+++ Given material +++
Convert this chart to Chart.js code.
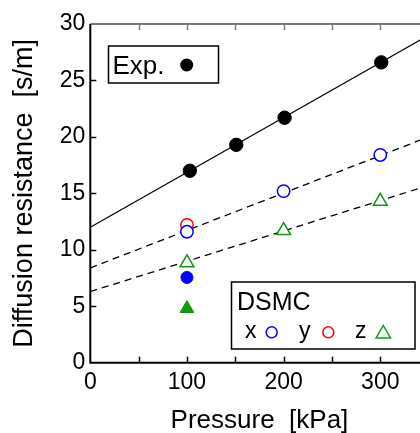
<!DOCTYPE html>
<html>
<head>
<meta charset="utf-8">
<script src="https://cdn.jsdelivr.net/npm/chart.js@4/dist/chart.umd.min.js"></script>
<style>
  html, body { margin: 0; padding: 0; background: #fff; overflow: hidden; }
  #wrap { width: 440px; height: 433px; }
</style>
</head>
<body>
<div id="wrap"><canvas id="chart" width="440" height="433"></canvas></div>
<script>
// experiment
const expP = [103, 151, 201, 301];
const expR = [17.0, 19.3, 21.7, 26.6];
// DSMC open markers
const xP = [100, 200, 300];
const xR = [11.6, 15.2, 18.4];
const yP = [100];
const yR = [12.2];
const zP = [100, 200, 300];
const zR = [8.85, 11.7, 14.3];
// DSMC filled markers at 100 kPa
const xFilledP = [100];
const xFilledR = [7.55];
const zFilledP = [100];
const zFilledR = [4.8];
// fit lines, read at 0 and 350 kPa
const fitP = [0, 350];
const expFit = [12.0, 29.0];
const xFit = [8.4, 20.0];
const zFit = [6.3, 15.7];
// tick labels on the x axis (minor ticks at 50s carry no label)
const xLabels = ['0', '100', '200', '300'];

const FONT = '"Liberation Sans", Arial, sans-serif';
const BLUE = '#0000ff', RED = '#ff0000', GREEN = '#129a12';

const pts = (xs, ys) => xs.map((v, i) => ({ x: v, y: ys[i] }));

function marker(label, xs, ys, style, color, fill, r, bw) {
    return {
        label, data: pts(xs, ys), showLine: false,
        pointStyle: style, pointRadius: r, pointHoverRadius: r,
        pointBorderColor: color, pointBackgroundColor: fill, pointBorderWidth: bw
    };
}
function fit(label, ys, dash) {
    return {
        label, data: pts(fitP, ys), showLine: true, pointRadius: 0,
        borderColor: '#000', borderWidth: 1.3, borderDash: dash, fill: false
    };
}

// axis frame with inward ticks
const frame = {
    id: 'frame',
    beforeDatasetsDraw(chart) {
        const { ctx, chartArea: a, scales: { x, y } } = chart;
        ctx.save();
        ctx.lineWidth = 1.5;
        x.ticks.forEach(t => {
            if (t.value <= x.min || t.value >= x.max) return;
            const px = Math.round(x.getPixelForValue(t.value)) + 0.5;
            ctx.strokeStyle = '#000';
            ctx.beginPath(); ctx.moveTo(px, a.bottom); ctx.lineTo(px, a.bottom - 6); ctx.stroke();
            ctx.strokeStyle = '#7a7a7a';
            ctx.beginPath(); ctx.moveTo(px, a.top); ctx.lineTo(px, a.top + 6); ctx.stroke();
        });
        y.ticks.forEach(t => {
            if (t.value <= y.min || t.value >= y.max) return;
            const py = Math.round(y.getPixelForValue(t.value)) + 0.5;
            ctx.strokeStyle = '#000';
            ctx.beginPath(); ctx.moveTo(a.left, py); ctx.lineTo(a.left + 6, py); ctx.stroke();
        });
        ctx.lineWidth = 2;
        ctx.strokeStyle = '#7a7a7a';
        ctx.beginPath(); ctx.moveTo(a.left, a.top); ctx.lineTo(a.right, a.top); ctx.lineTo(a.right, a.bottom); ctx.stroke();
        ctx.strokeStyle = '#000';
        ctx.beginPath(); ctx.moveTo(a.left, a.top); ctx.lineTo(a.left, a.bottom); ctx.lineTo(a.right, a.bottom); ctx.stroke();
        ctx.restore();
    }
};

// the two legend boxes
const legends = {
    id: 'legends',
    afterDraw(chart) {
        const ctx = chart.ctx;
        ctx.save();
        ctx.fillStyle = '#fff';
        ctx.strokeStyle = '#000';
        ctx.lineWidth = 1.5;
        ctx.fillRect(108.5, 46, 110, 37); ctx.strokeRect(108.5, 46, 110, 37);
        ctx.fillRect(231.5, 282, 183.5, 67); ctx.strokeRect(231.5, 282, 183.5, 67);
        ctx.fillStyle = '#000';
        ctx.textBaseline = 'alphabetic';
        ctx.font = '26px ' + FONT;
        ctx.fillText('Exp.', 112.5, 73.5);
        ctx.beginPath(); ctx.arc(186.7, 65, 6.5, 0, Math.PI * 2); ctx.fill();
        ctx.font = '25px ' + FONT;
        ctx.fillText('DSMC', 237, 310);
        ctx.font = '23px ' + FONT;
        ctx.fillText('x', 245, 338);
        ctx.fillText('y', 299, 338);
        ctx.fillText('z', 355, 338);
        ctx.lineWidth = 1.5;
        ctx.strokeStyle = BLUE;
        ctx.beginPath(); ctx.arc(271.7, 332.3, 5.5, 0, Math.PI * 2); ctx.stroke();
        ctx.strokeStyle = RED;
        ctx.beginPath(); ctx.arc(328.3, 332.3, 5.5, 0, Math.PI * 2); ctx.stroke();
        ctx.strokeStyle = GREEN;
        ctx.beginPath(); ctx.moveTo(383.3, 325.5); ctx.lineTo(390.5, 338); ctx.lineTo(376.1, 338); ctx.closePath(); ctx.stroke();
        ctx.restore();
    }
};

new Chart(document.getElementById('chart'), {
    type: 'scatter',
    data: {
        datasets: [
            marker('Exp.', expP, expR, 'circle', '#000', '#000', 6.7, 1),
            marker('x', xP, xR, 'circle', BLUE, '#fff', 6.2, 1.5),
            marker('y', yP, yR, 'circle', RED, '#fff', 6.2, 1.5),
            marker('z', zP, zR, 'triangle', GREEN, '#fff', 8, 1.5),
            marker('x filled', xFilledP, xFilledR, 'circle', BLUE, BLUE, 6, 1),
            marker('z filled', zFilledP, zFilledR, 'triangle', GREEN, GREEN, 8, 1),
            fit('Exp. fit', expFit, []),
            fit('x fit', xFit, [7, 5]),
            fit('z fit', zFit, [7, 5])
        ]
    },
    options: {
        responsive: false,
        animation: false,
        devicePixelRatio: 1,
        layout: { padding: { left: 0, right: 11.4, top: 24, bottom: 0 } },
        plugins: { legend: { display: false }, tooltip: { enabled: false } },
        scales: {
            x: {
                type: 'linear', min: 0, max: 350,
                grid: { display: false, drawTicks: false }, border: { display: false },
                afterFit: s => { s.height = 70.3; },
                ticks: {
                    stepSize: 50, autoSkip: false, maxRotation: 0, padding: 6,
                    color: '#000', font: { family: FONT, size: 23 },
                    callback: v => (v % 100 === 0 && v <= 300) ? xLabels[v / 100] : ''
                },
                title: {
                    display: true, text: 'Pressure  [kPa]', color: '#000',
                    font: { family: FONT, size: 26, lineHeight: 1 }, padding: { top: 0, bottom: -1 }
                }
            },
            y: {
                type: 'linear', min: 0, max: 30,
                grid: { display: false, drawTicks: false }, border: { display: false },
                afterFit: s => { s.width = 90.3; },
                ticks: {
                    stepSize: 5, padding: 5, color: '#000',
                    font: { family: FONT, size: 23 }
                },
                title: {
                    display: true, text: 'Diffusion resistance  [s/m]', color: '#000',
                    font: { family: FONT, size: 27, lineHeight: 1 }, padding: { top: 11.5, bottom: 0 }
                }
            }
        }
    },
    plugins: [frame, legends]
});
</script>
</body>
</html>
+++
### Task objective
Give the material again exactly as it is, but keep the pictures out.

### Solution for this exercise
Convert this chart to Chart.js code.
<!DOCTYPE html>
<html>
<head>
<meta charset="utf-8">
<script src="https://cdn.jsdelivr.net/npm/chart.js@4/dist/chart.umd.min.js"></script>
<style>
  html, body { margin: 0; padding: 0; background: #fff; overflow: hidden; }
  #wrap { width: 440px; height: 433px; }
</style>
</head>
<body>
<div id="wrap"><canvas id="chart" width="440" height="433"></canvas></div>
<script>
// experiment
const expP = [103, 151, 201, 301];
const expR = [17.0, 19.3, 21.7, 26.6];
// DSMC open markers
const xP = [100, 200, 300];
const xR = [11.6, 15.2, 18.4];
const yP = [100];
const yR = [12.2];
const zP = [100, 200, 300];
const zR = [8.85, 11.7, 14.3];
// DSMC filled markers at 100 kPa
const xFilledP = [100];
const xFilledR = [7.55];
const zFilledP = [100];
const zFilledR = [4.8];
// fit lines, read at 0 and 350 kPa
const fitP = [0, 350];
const expFit = [12.0, 29.0];
const xFit = [8.4, 20.0];
const zFit = [6.3, 15.7];
// tick labels on the x axis (minor ticks at 50s carry no label)
const xLabels = ['0', '100', '200', '300'];

const FONT = '"Liberation Sans", Arial, sans-serif';
const BLUE = '#0000ff', RED = '#ff0000', GREEN = '#129a12';

const pts = (xs, ys) => xs.map((v, i) => ({ x: v, y: ys[i] }));

function marker(label, xs, ys, style, color, fill, r, bw) {
    return {
        label, data: pts(xs, ys), showLine: false,
        pointStyle: style, pointRadius: r, pointHoverRadius: r,
        pointBorderColor: color, pointBackgroundColor: fill, pointBorderWidth: bw
    };
}
function fit(label, ys, dash) {
    return {
        label, data: pts(fitP, ys), showLine: true, pointRadius: 0,
        borderColor: '#000', borderWidth: 1.3, borderDash: dash, fill: false
    };
}

// axis frame with inward ticks
const frame = {
    id: 'frame',
    beforeDatasetsDraw(chart) {
        const { ctx, chartArea: a, scales: { x, y } } = chart;
        ctx.save();
        ctx.lineWidth = 1.5;
        x.ticks.forEach(t => {
            if (t.value <= x.min || t.value >= x.max) return;
            const px = Math.round(x.getPixelForValue(t.value)) + 0.5;
            ctx.strokeStyle = '#000';
            ctx.beginPath(); ctx.moveTo(px, a.bottom); ctx.lineTo(px, a.bottom - 6); ctx.stroke();
            ctx.strokeStyle = '#7a7a7a';
            ctx.beginPath(); ctx.moveTo(px, a.top); ctx.lineTo(px, a.top + 6); ctx.stroke();
        });
        y.ticks.forEach(t => {
            if (t.value <= y.min || t.value >= y.max) return;
            const py = Math.round(y.getPixelForValue(t.value)) + 0.5;
            ctx.strokeStyle = '#000';
            ctx.beginPath(); ctx.moveTo(a.left, py); ctx.lineTo(a.left + 6, py); ctx.stroke();
        });
        ctx.lineWidth = 2;
        ctx.strokeStyle = '#7a7a7a';
        ctx.beginPath(); ctx.moveTo(a.left, a.top); ctx.lineTo(a.right, a.top); ctx.lineTo(a.right, a.bottom); ctx.stroke();
        ctx.strokeStyle = '#000';
        ctx.beginPath(); ctx.moveTo(a.left, a.top); ctx.lineTo(a.left, a.bottom); ctx.lineTo(a.right, a.bottom); ctx.stroke();
        ctx.restore();
    }
};

// the two legend boxes
const legends = {
    id: 'legends',
    afterDraw(chart) {
        const ctx = chart.ctx;
        ctx.save();
        ctx.fillStyle = '#fff';
        ctx.strokeStyle = '#000';
        ctx.lineWidth = 1.5;
        ctx.fillRect(108.5, 46, 110, 37); ctx.strokeRect(108.5, 46, 110, 37);
        ctx.fillRect(231.5, 282, 183.5, 67); ctx.strokeRect(231.5, 282, 183.5, 67);
        ctx.fillStyle = '#000';
        ctx.textBaseline = 'alphabetic';
        ctx.font = '26px ' + FONT;
        ctx.fillText('Exp.', 112.5, 73.5);
        ctx.beginPath(); ctx.arc(186.7, 65, 6.5, 0, Math.PI * 2); ctx.fill();
        ctx.font = '25px ' + FONT;
        ctx.fillText('DSMC', 237, 310);
        ctx.font = '23px ' + FONT;
        ctx.fillText('x', 245, 338);
        ctx.fillText('y', 299, 338);
        ctx.fillText('z', 355, 338);
        ctx.lineWidth = 1.5;
        ctx.strokeStyle = BLUE;
        ctx.beginPath(); ctx.arc(271.7, 332.3, 5.5, 0, Math.PI * 2); ctx.stroke();
        ctx.strokeStyle = RED;
        ctx.beginPath(); ctx.arc(328.3, 332.3, 5.5, 0, Math.PI * 2); ctx.stroke();
        ctx.strokeStyle = GREEN;
        ctx.beginPath(); ctx.moveTo(383.3, 325.5); ctx.lineTo(390.5, 338); ctx.lineTo(376.1, 338); ctx.closePath(); ctx.stroke();
        ctx.restore();
    }
};

new Chart(document.getElementById('chart'), {
    type: 'scatter',
    data: {
        datasets: [
            marker('Exp.', expP, expR, 'circle', '#000', '#000', 6.7, 1),
            marker('x', xP, xR, 'circle', BLUE, '#fff', 6.2, 1.5),
            marker('y', yP, yR, 'circle', RED, '#fff', 6.2, 1.5),
            marker('z', zP, zR, 'triangle', GREEN, '#fff', 8, 1.5),
            marker('x filled', xFilledP, xFilledR, 'circle', BLUE, BLUE, 6, 1),
            marker('z filled', zFilledP, zFilledR, 'triangle', GREEN, GREEN, 8, 1),
            fit('Exp. fit', expFit, []),
            fit('x fit', xFit, [7, 5]),
            fit('z fit', zFit, [7, 5])
        ]
    },
    options: {
        responsive: false,
        animation: false,
        devicePixelRatio: 1,
        layout: { padding: { left: 0, right: 11.4, top: 24, bottom: 0 } },
        plugins: { legend: { display: false }, tooltip: { enabled: false } },
        scales: {
            x: {
                type: 'linear', min: 0, max: 350,
                grid: { display: false, drawTicks: false }, border: { display: false },
                afterFit: s => { s.height = 70.3; },
                ticks: {
                    stepSize: 50, autoSkip: false, maxRotation: 0, padding: 6,
                    color: '#000', font: { family: FONT, size: 23 },
                    callback: v => (v % 100 === 0 && v <= 300) ? xLabels[v / 100] : ''
                },
                title: {
                    display: true, text: 'Pressure  [kPa]', color: '#000',
                    font: { family: FONT, size: 26, lineHeight: 1 }, padding: { top: 0, bottom: -1 }
                }
            },
            y: {
                type: 'linear', min: 0, max: 30,
                grid: { display: false, drawTicks: false }, border: { display: false },
                afterFit: s => { s.width = 90.3; },
                ticks: {
                    stepSize: 5, padding: 5, color: '#000',
                    font: { family: FONT, size: 23 }
                },
                title: {
                    display: true, text: 'Diffusion resistance  [s/m]', color: '#000',
                    font: { family: FONT, size: 27, lineHeight: 1 }, padding: { top: 11.5, bottom: 0 }
                }
            }
        }
    },
    plugins: [frame, legends]
});
</script>
</body>
</html>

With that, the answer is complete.